En aucun cas un traitement
Le cannabis peut-il pour autant être considéré comme traitement du cancer, en remplacement de la chimiothérapie par exemple ? L’auteur de la présente infox cite, à ce titre, une étude selon laquelle « les cannabinoïdes peuvent inhiber la croissance des tumeurs ».
Un tel phénomène a certes été observé, mais sur des rats et des souris, ou encore des cellules cultivées en laboratoire. En aucun cas chez l’être humain. Or, comme le rappelle l’Institut du cancer anglais (Cancer Institute), « les humains sont bien plus complexes, et ce genre de résultats ne peuvent leur être appliqués automatiquement ».

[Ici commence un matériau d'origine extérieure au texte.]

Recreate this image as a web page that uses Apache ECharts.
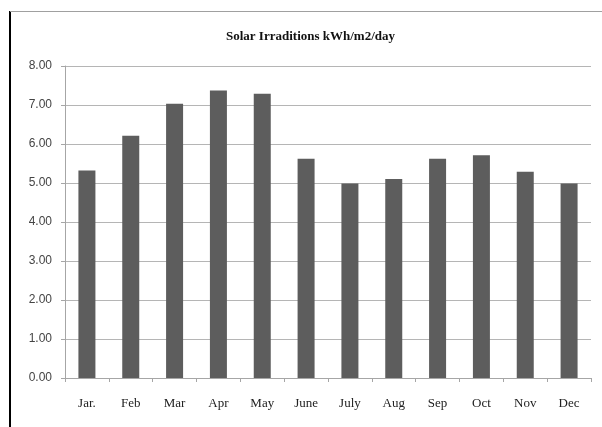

L’institut américain affirme qu’« aucune étude en cours pour utiliser le cannabis comme traitement du cancer humain n’existe dans la base de données » du ministère de la santé américain. Cette base de données est consultable ici (en anglais). Et de conclure en rappelant que la Food and Drug Association (FDA), chargée de contrôler la mise sur le marché des denrées alimentaires et des médicaments aux Etats-Unis, « n’a pas approuvé l’utilisation du cannabis ou de ses dérivés comme traitement contre le cancer ».
De possibles risques passés sous silence
Par ailleurs, l’article ne fait aucune mention du débat qui anime les scientifiques sur la dangerosité potentielle du cannabis thérapeutique. Si elle est mal encadrée, sa consommation pourrait avoir des effets nocifs chez les cancéreux, notamment en cas d’interaction médicamenteuse (lorsque le patient prend du cannabis alors qu’il est déjà sous traitement).
C’est l’une des questions soulevées lors du congrès de l’American Society of Clinical Oncology (ASCO), qui réunit jusqu’au 4 juin, à Chicago (Illinois), la fine fleur des cancérologues du monde entier. Parmi des dizaines d’autres pistes, les vertus du cannabis dans la lutte contre le cancer ont été discutées. D’après le spécialiste québécois du cannabis thérapeutique Claude Cyr, intervenant au cours de l’événement, « il y a des études qui démontrent que dans certains cas cela pourrait faire augmenter la grosseur des tumeurs ».
Une autre spécialiste présente sur place et interrogée par Franceinfo, Charlotte Joly, cancérologue à l’hôpital Henri-Mondor, à Créteil (Val-de-Marne), a insisté sur le danger des interactions médicamenteuses. D’après elle, la France a donc bien fait de jouer la prudence avant de lancer l’expérimentation du cannabis thérapeutique sur son territoire.
Un décret de 2013 autorise déjà la vente de trois médicaments à base de cannabis, de manière très exceptionnelle. Aujourd’hui, c’est bien l’idée d’une légalisation complète à des fins thérapeutiques qui prend forme, pour soulager certains symptômes de maladies comme le cancer (douleurs, anxiété, nausées, manque d’appétit, etc.).
L’Agence nationale de sécurité du médicament et des produits de santé (ANSM) doit rendre, le 26 juin, les conclusions de son rapport très attendu sur la mise en vente de traitements à base de cannabis, avant une validation définitive de l’expérimentation par le ministère de la santé. Entre 300 000 et 1 million de Français pourraient être concernés, sur une zone géographique qui reste à définir.